PHIL ORLANDO, CHIEF EQUITY MARKET STRATEGIST, FEDERATED INVESTORS, NEW YORK  

“That is consistent with the comment that Bullard made yesterday. Our view has been that we don’t think any activity by the Fed is appropriate near-term. The Fed dot plots have nothing going on this year and one more hike on board for next year. We don’t think that hike will ever happen. But the market is saying we should probably have 3 quarter-point cuts over the course of the next two years. We don’t know if that is appropriate either.”
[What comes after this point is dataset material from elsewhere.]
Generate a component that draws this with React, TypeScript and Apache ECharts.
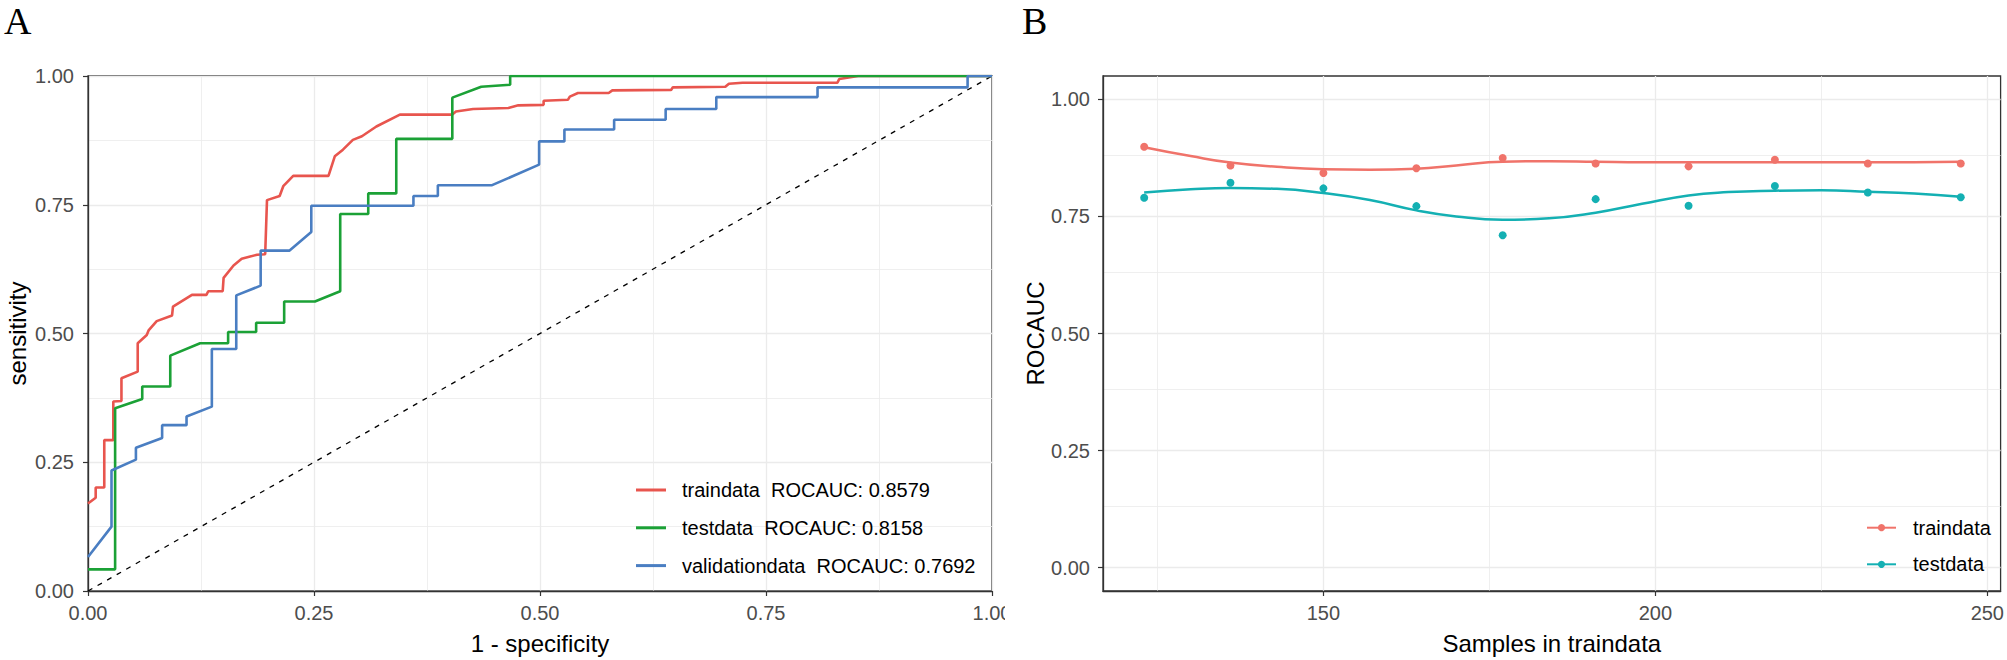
import React, { useEffect, useRef } from "react";
import * as echarts from "echarts";

// ---------- Panel A: ROC curves ----------
const ROC_NAMES = ["traindata", "testdata", "validationdata"];
const ROC_AUC = ["0.8579", "0.8158", "0.7692"];
const ROC_COLORS = ["#E8554E", "#1BA136", "#4A7EC2"];

const TRAIN_FPR = [0, 0.0085, 0.0085, 0.018, 0.018, 0.028, 0.028, 0.037, 0.037, 0.055, 0.055, 0.065, 0.067, 0.076, 0.093, 0.094, 0.115, 0.131, 0.133, 0.149, 0.15, 0.161, 0.17, 0.187, 0.196, 0.198, 0.212, 0.216, 0.227, 0.266, 0.273, 0.282, 0.293, 0.303, 0.319, 0.345, 0.403, 0.407, 0.426, 0.465, 0.476, 0.504, 0.504, 0.531, 0.533, 0.542, 0.576, 0.58, 0.645, 0.647, 0.705, 0.709, 0.724, 0.829, 0.831, 0.852, 1];
const TRAIN_TPR = [0.17, 0.181, 0.201, 0.201, 0.293, 0.293, 0.368, 0.369, 0.413, 0.426, 0.481, 0.497, 0.506, 0.524, 0.535, 0.552, 0.575, 0.575, 0.582, 0.582, 0.608, 0.632, 0.645, 0.653, 0.654, 0.759, 0.767, 0.786, 0.806, 0.806, 0.844, 0.857, 0.876, 0.883, 0.902, 0.925, 0.925, 0.931, 0.936, 0.938, 0.943, 0.944, 0.952, 0.954, 0.96, 0.967, 0.967, 0.972, 0.973, 0.978, 0.979, 0.985, 0.987, 0.987, 0.994, 1, 1];

const TEST_FPR = [0, 0.03, 0.03, 0.06, 0.06, 0.091, 0.091, 0.124, 0.155, 0.155, 0.186, 0.186, 0.217, 0.217, 0.251, 0.279, 0.279, 0.31, 0.31, 0.341, 0.341, 0.403, 0.403, 0.435, 0.467, 0.467, 1];
const TEST_TPR = [0.042, 0.042, 0.355, 0.373, 0.397, 0.397, 0.457, 0.481, 0.481, 0.503, 0.503, 0.521, 0.521, 0.562, 0.562, 0.582, 0.732, 0.732, 0.772, 0.772, 0.878, 0.878, 0.958, 0.979, 0.983, 1, 1];

const VALID_FPR = [0, 0.026, 0.026, 0.053, 0.053, 0.082, 0.082, 0.109, 0.109, 0.137, 0.137, 0.164, 0.164, 0.191, 0.191, 0.223, 0.247, 0.247, 0.36, 0.36, 0.387, 0.387, 0.447, 0.499, 0.499, 0.527, 0.527, 0.582, 0.582, 0.639, 0.639, 0.695, 0.695, 0.807, 0.807, 0.973, 0.973, 1];
const VALID_TPR = [0.066, 0.125, 0.234, 0.255, 0.278, 0.297, 0.322, 0.322, 0.339, 0.358, 0.47, 0.47, 0.574, 0.593, 0.661, 0.661, 0.697, 0.748, 0.748, 0.767, 0.767, 0.788, 0.788, 0.828, 0.873, 0.873, 0.896, 0.896, 0.915, 0.915, 0.936, 0.936, 0.959, 0.959, 0.978, 0.978, 1, 1];

const DIAG = [0, 1];

// ---------- Panel B: ROCAUC vs samples ----------
const SAMPLES = [123, 136, 150, 164, 177, 191, 205, 218, 232, 246];
const TRAIN_AUC = [0.899, 0.859, 0.843, 0.853, 0.875, 0.863, 0.857, 0.871, 0.863, 0.863];
const TEST_AUC = [0.79, 0.822, 0.81, 0.772, 0.71, 0.787, 0.773, 0.815, 0.801, 0.791];
const FIT_X = [123, 130, 136, 143, 150, 157, 164, 170, 177, 184, 191, 198, 205, 211, 218, 225, 232, 239, 246];
const TRAIN_FIT = [0.898, 0.879, 0.865, 0.856, 0.851, 0.85, 0.852, 0.859, 0.867, 0.868, 0.867, 0.866, 0.866, 0.866, 0.866, 0.866, 0.866, 0.866, 0.867];
const TEST_FIT = [0.801, 0.808, 0.811, 0.809, 0.8, 0.785, 0.763, 0.75, 0.743, 0.746, 0.758, 0.777, 0.795, 0.802, 0.805, 0.806, 0.803, 0.799, 0.792];
const B_NAMES = ["traindata", "testdata"];
const B_COLORS = ["#F0736A", "#14B0B3"];
const B_X_TICKS = [150, 200, 250];
const B_X_GRID = [125, 150, 175, 200, 225, 250];
const B_Y_TICKS = [0, 0.25, 0.5, 0.75, 1];
const B_Y_GRID = [0, 0.125, 0.25, 0.375, 0.5, 0.625, 0.75, 0.875, 1];

const SANS = "'Liberation Sans', Arial, sans-serif";
const SERIF = "'Liberation Serif', 'Times New Roman', serif";
const GRID_COLOR = "#EBEBEB";
const AXIS_DARK = "#333333";
const LABEL_COLOR = "#4D4D4D";

const zip = (xs: number[], ys: number[]) => xs.map((x, i) => [x, ys[i]]);

export default function App() {
  const ref = useRef<HTMLDivElement>(null);

  useEffect(() => {
    if (!ref.current) return;
    document.body.style.margin = "0";
    const chart = echarts.init(ref.current, undefined, { renderer: "svg" });

    const axisLabel = (fmt: (v: number) => string, margin: number, extra: any = {}) => ({
      fontSize: 20,
      color: LABEL_COLOR,
      fontFamily: SANS,
      margin,
      formatter: fmt,
      ...extra,
    });
    const nameStyle = { fontSize: 24, color: "#000", fontFamily: SANS };
    const fmt2 = (v: number) => v.toFixed(2);
    const axisLine = { show: true, onZero: false, lineStyle: { color: AXIS_DARK, width: 1.3 } };

    const rocSeries = [
      [TRAIN_FPR, TRAIN_TPR],
      [TEST_FPR, TEST_TPR],
      [VALID_FPR, VALID_TPR],
    ].map(([xs, ys], i) => ({
      name: ROC_NAMES[i],
      type: "line",
      xAxisIndex: 0,
      yAxisIndex: 0,
      data: zip(xs, ys),
      showSymbol: false,
      symbol: "none",
      color: ROC_COLORS[i],
      lineStyle: { color: ROC_COLORS[i], width: 2.6 },
      z: 3,
    }));

    const bGridSeries = {
      name: "bgrid",
      type: "line",
      xAxisIndex: 1,
      yAxisIndex: 1,
      data: [],
      z: 0,
      markLine: {
        silent: true,
        z: 0,
        symbol: ["none", "none"],
        label: { show: false },
        animation: false,
        data: [
          ...B_X_GRID.map((v) => ({
            xAxis: v,
            lineStyle: { color: GRID_COLOR, type: "solid", width: B_X_TICKS.includes(v) ? 1.3 : 0.8 },
          })),
          ...B_Y_GRID.map((v) => ({
            yAxis: v,
            lineStyle: { color: GRID_COLOR, type: "solid", width: B_Y_TICKS.includes(v) ? 1.3 : 0.8 },
          })),
        ],
      },
    };

    const bFits = [TRAIN_FIT, TEST_FIT].map((ys, i) => ({
      name: "B:" + B_NAMES[i],
      type: "line",
      xAxisIndex: 1,
      yAxisIndex: 1,
      data: zip(FIT_X, ys),
      smooth: true,
      symbol: "circle",
      showSymbol: false,
      color: B_COLORS[i],
      lineStyle: { color: B_COLORS[i], width: 2.5 },
      itemStyle: { color: B_COLORS[i] },
      z: 3,
    }));
    const bPoints = [TRAIN_AUC, TEST_AUC].map((ys, i) => ({
      name: "B:" + B_NAMES[i],
      type: "scatter",
      xAxisIndex: 1,
      yAxisIndex: 1,
      data: zip(SAMPLES, ys),
      symbol: "circle",
      symbolSize: 8,
      itemStyle: { color: B_COLORS[i], opacity: 1 },
      z: 4,
    }));

    const option: any = {
      animation: false,
      backgroundColor: "#ffffff",
      textStyle: { fontFamily: SANS },
      grid: [
        { left: 88, top: 76, width: 904, height: 518, show: true, borderColor: AXIS_DARK, borderWidth: 1.3, backgroundColor: "transparent" },
        { left: 1103, top: 76, width: 900, height: 518, show: true, borderColor: AXIS_DARK, borderWidth: 1.3, backgroundColor: "transparent" },
      ],
      xAxis: [
        {
          type: "value",
          gridIndex: 0,
          min: 0,
          max: 1,
          interval: 0.25,
          name: "1 - specificity",
          nameLocation: "middle",
          nameGap: 40,
          nameTextStyle: nameStyle,
          axisLine,
          axisTick: { show: true, length: 5, lineStyle: { color: AXIS_DARK, width: 1.2 } },
          axisLabel: axisLabel(fmt2, 12, { showMinLabel: true, showMaxLabel: true }),
          splitLine: { show: true, lineStyle: { color: GRID_COLOR, width: 1.3 } },
          minorTick: { show: false, splitNumber: 2 },
          minorSplitLine: { show: true, lineStyle: { color: GRID_COLOR, width: 0.8 } },
        },
        {
          type: "value",
          gridIndex: 1,
          min: 116.8,
          max: 252,
          name: "Samples in traindata",
          nameLocation: "middle",
          nameGap: 40,
          nameTextStyle: nameStyle,
          axisLine,
          axisTick: { show: true, length: 5, customValues: B_X_TICKS, lineStyle: { color: AXIS_DARK, width: 1.2 } },
          axisLabel: axisLabel((v: number) => String(v), 12, { customValues: B_X_TICKS }),
          splitLine: { show: false },
        },
      ],
      yAxis: [
        {
          type: "value",
          gridIndex: 0,
          min: 0,
          max: 1,
          interval: 0.25,
          name: "sensitivity",
          nameLocation: "middle",
          nameGap: 59,
          nameTextStyle: nameStyle,
          axisLine,
          axisTick: { show: true, length: 5, lineStyle: { color: AXIS_DARK, width: 1.2 } },
          axisLabel: axisLabel(fmt2, 14, { showMinLabel: true, showMaxLabel: true }),
          splitLine: { show: true, lineStyle: { color: GRID_COLOR, width: 1.3 } },
          minorTick: { show: false, splitNumber: 2 },
          minorSplitLine: { show: true, lineStyle: { color: GRID_COLOR, width: 0.8 } },
        },
        {
          type: "value",
          gridIndex: 1,
          min: -0.05,
          max: 1.05,
          name: "ROCAUC",
          nameLocation: "middle",
          nameGap: 55,
          nameTextStyle: nameStyle,
          axisLine,
          axisTick: { show: true, length: 5, customValues: B_Y_TICKS, lineStyle: { color: AXIS_DARK, width: 1.2 } },
          axisLabel: axisLabel(fmt2, 13, { customValues: B_Y_TICKS }),
          splitLine: { show: false },
        },
      ],
      legend: [
        {
          data: ROC_NAMES,
          orient: "vertical",
          left: 636,
          top: 480,
          padding: 0,
          icon: "rect",
          itemWidth: 30,
          itemHeight: 3,
          itemGap: 17.8,
          selectedMode: false,
          formatter: (name: string) => `${name}  ROCAUC: ${ROC_AUC[ROC_NAMES.indexOf(name)]}`,
          textStyle: { fontSize: 20, lineHeight: 20, color: "#000", fontFamily: SANS, padding: [0, 0, 0, 11] },
        },
        {
          data: B_NAMES.map((n) => "B:" + n),
          orient: "vertical",
          left: 1866,
          top: 517.7,
          padding: 0,
          itemWidth: 29,
          itemHeight: 9,
          itemGap: 16.6,
          selectedMode: false,
          formatter: (name: string) => name.replace("B:", ""),
          textStyle: { fontSize: 20, lineHeight: 20, color: "#000", fontFamily: SANS, padding: [0, 0, 0, 12] },
        },
      ],
      graphic: [
        { type: "text", left: 4, top: 2, style: { text: "A", fontSize: 38, fontFamily: SERIF, fill: "#000" } },
        { type: "text", left: 1022, top: 2, style: { text: "B", fontSize: 38, fontFamily: SERIF, fill: "#000" } },
        { type: "rect", left: 1005, top: 600, z: 100, shape: { width: 30, height: 36 }, style: { fill: "#ffffff" } },
      ],
      series: [
        ...rocSeries,
        {
          name: "diagonal",
          type: "line",
          xAxisIndex: 0,
          yAxisIndex: 0,
          data: zip(DIAG, DIAG),
          showSymbol: false,
          symbol: "none",
          lineStyle: { color: "#000", width: 1.3, type: [5, 6] },
          z: 2,
        },
        bGridSeries,
        ...bFits,
        ...bPoints,
      ],
    };

    chart.setOption(option);
    return () => chart.dispose();
  }, []);

  return <div ref={ref} style={{ position: "absolute", left: 0, top: 0, width: 2007, height: 660 }} />;
}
“They are certainly giving the market a nod to sort of prop things up here. There is, something like a 25% chance they are going to cut rates at the June meeting. We don’t see that, but a lot of the market thinks that is going to happen. There is a 50% chance of a rate cut by July 31 and like a 90% chance by the September meeting. Our sense is the data isn’t that bad.

“That said, and this is what Bullard talked about yesterday, but suppose the uncertainty around trade is the biggest bugaboo right now. It is a complete uncertainty -  we have no way of knowing is this China-U.S. thing is going to blow up, if this Mexico thing is going to turn into a bigger deal and what might the impact be on business and consumer demand, economic growth, etc and that is what the Fed is correctly monitoring.”

JOHN DOYLE, VICE PRESIDENT OF DEALING AND TRADING, TEMPUS, INC, WASHINGTON D.C.

“Powell’s comments will be seen as slightly dollar negative but we might not see much of a move today because the greenback already fell yesterday after Bullard . His comments are not as aggressively dovish as Bullard’s yesterday but he does reiterate the same concerns: trade tensions and low inflation.”

“We are likely seeing the beginning of coordinated Fed-speak to prep market participants for at least one rate cut this year.”

JOSEPH SROKA, CHIEF INVESTMENT OFFICER, NOVAPOINT CAPITAL, ATLANTA

“(Powell) is reiterating that the Fed wants to be data dependent. He made the comment that the Fed will act as appropriate to sustain expansion. If conditions continue to weaken due to trade or other issues then the bias may be towards lower interest rates in the future. This is a big reversal from where we were 6 to 8 months ago when the fear was that the Fed was going to raise rates regardless of economic conditions. The market move is a combination of comments out of China that they believe trade disputes can be resolved through negotiations. This, followed by the possibility of rate cuts is being seen favorably by the equities market.

“With persistently low inflation and interest rates low by historical standards, the Fed chair mentioned that taking rates close to zero in an economic crisis would likely be an appropriate action.”

“The big unknown for the Fed right now is severity and duration of the trade dispute which is keeping them in this ‘wait and see’ posture.”